Budaya di Jepang tidak terlalu mengakomodasi kerja-kerja yang terlalu
bersifat individualistik. Termasuk klaim hasil pekerjaan, biasanya
ditujukan untuk tim atau kelompok tersebut. Fenomena ini tidak hanya
di dunia kerja, kondisi kampus dengan lab penelitiannya juga seperti
itu, mengerjakan tugas mata kuliah biasanya juga dalam bentuk
kelompok. Kerja dalam kelompok mungkin salah satu kekuatan terbesar
orang Jepang. Ada anekdot bahwa "1 orang professor Jepang akan kalah
dengan satu orang professor Amerika, hanya 10 orang professor Amerika
tidak akan bisa mengalahkan 10 orang professor Jepang yang
berkelompok". Musyawarah mufakat atau sering disebut dengan "rin-gi"
adalah ritual dalam kelompok. Keputusan strategis harus dibicarakan
dalam "rin-gi".

9. MANDIRI

Sejak usia dini anak-anak dilatih untuk mandiri. Irsyad, anak saya
yang paling gede sempat merasakan masuk TK (Yochien) di Jepang. Dia
harus membawa 3 tas besar berisi pakaian ganti, bento (bungkusan makan
siang), sepatu ganti, buku-buku, handuk dan sebotol besar minuman yang
menggantung di lehernya. Di Yochien setiap anak dilatih untuk membawa
perlengkapan sendiri, dan bertanggung jawab terhadap barang miliknya
sendiri. Lepas SMA dan masuk bangku kuliah hampir sebagian besar tidak
meminta biaya kepada orang tua. Teman-temen seangkatan saya dulu di
Saitama University mengandalkan kerja part time untuk biaya sekolah
dan kehidupan sehari-hari. Kalaupun kehabisan uang, mereka "meminjam"
uang ke orang tua yang itu nanti mereka kembalikan di bulan berikutnya.

10. JAGA TRADISI

Perkembangan teknologi dan ekonomi, tidak membuat bangsa Jepang
kehilangan tradisi dan budayanya. Budaya perempuan yang sudah menikah
untuk tidak bekerja masih ada dan hidup sampai saat ini. Budaya minta
maaf masih menjadi reflek orang Jepang. Kalau suatu hari anda naik
sepeda di Jepang dan menabrak pejalan kaki , maka jangan kaget kalau
yang kita tabrak malah yang minta maaf duluan. Sampai saat ini orang
Jepang relatif menghindari berkata "tidak" untuk apabila mendapat
tawaran dari orang lain. Jadi kita harus hati-hati dalam pergaulan
dengan orang Jepang karena "hai" belum tentu "ya" bagi orang Jepang
Pertanian merupakan tradisi leluhur dan aset penting di Jepang.
Persaingan keras karena masuknya beras Thailand dan Amerika yang
murah, tidak menyurutkan langkah pemerintah Jepang untuk melindungi
para petaninya. Kabarnya tanah yang dijadikan lahan pertanian
mendapatkan pengurangan pajak yang signifikan, termasuk beberapa
insentif lain untuk orang-orang yang masih bertahan di dunia
pertanian. Pertanian Jepang merupakan salah satu yang tertinggi di dunia.

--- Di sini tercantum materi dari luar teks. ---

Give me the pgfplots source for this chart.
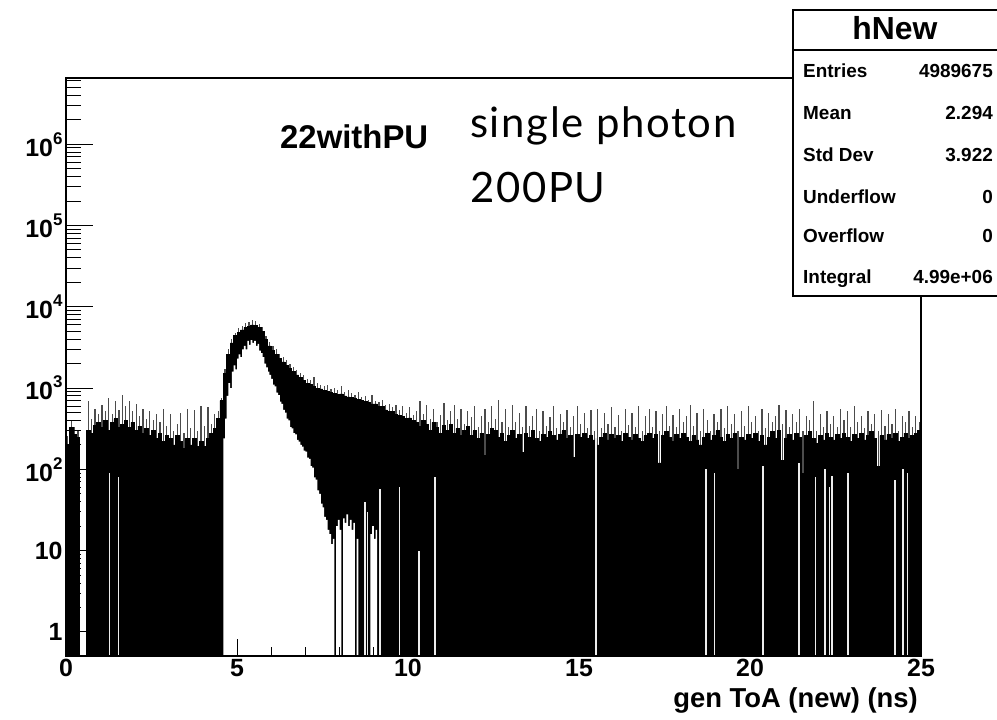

Mungkin seperti itu 10 resep sukses yang bisa saya rangkumkan. Bangsa
Indonesia punya hampir semua resep orang Jepang diatas, hanya mungkin
kita belum mengasahnya dengan baik. Di Jepang mahasiswa Indonesia
termasuk yang unggul dan bahkan mengalahkan mahasiswa Jepang. Orang
Indonesia juga memenangkan berbagai award berlevel internasional. Saya
yakin ada faktor "non-teknis" yang membuat Indonesia agak terpuruk
dalam teknologi dan ekonomi. Mari kita bersama mencari solusi untuk
berbagai permasalahan republik ini. Dan terakhir kita harus tetap mau
belajar dan menerima kebaikan dari siapapun juga.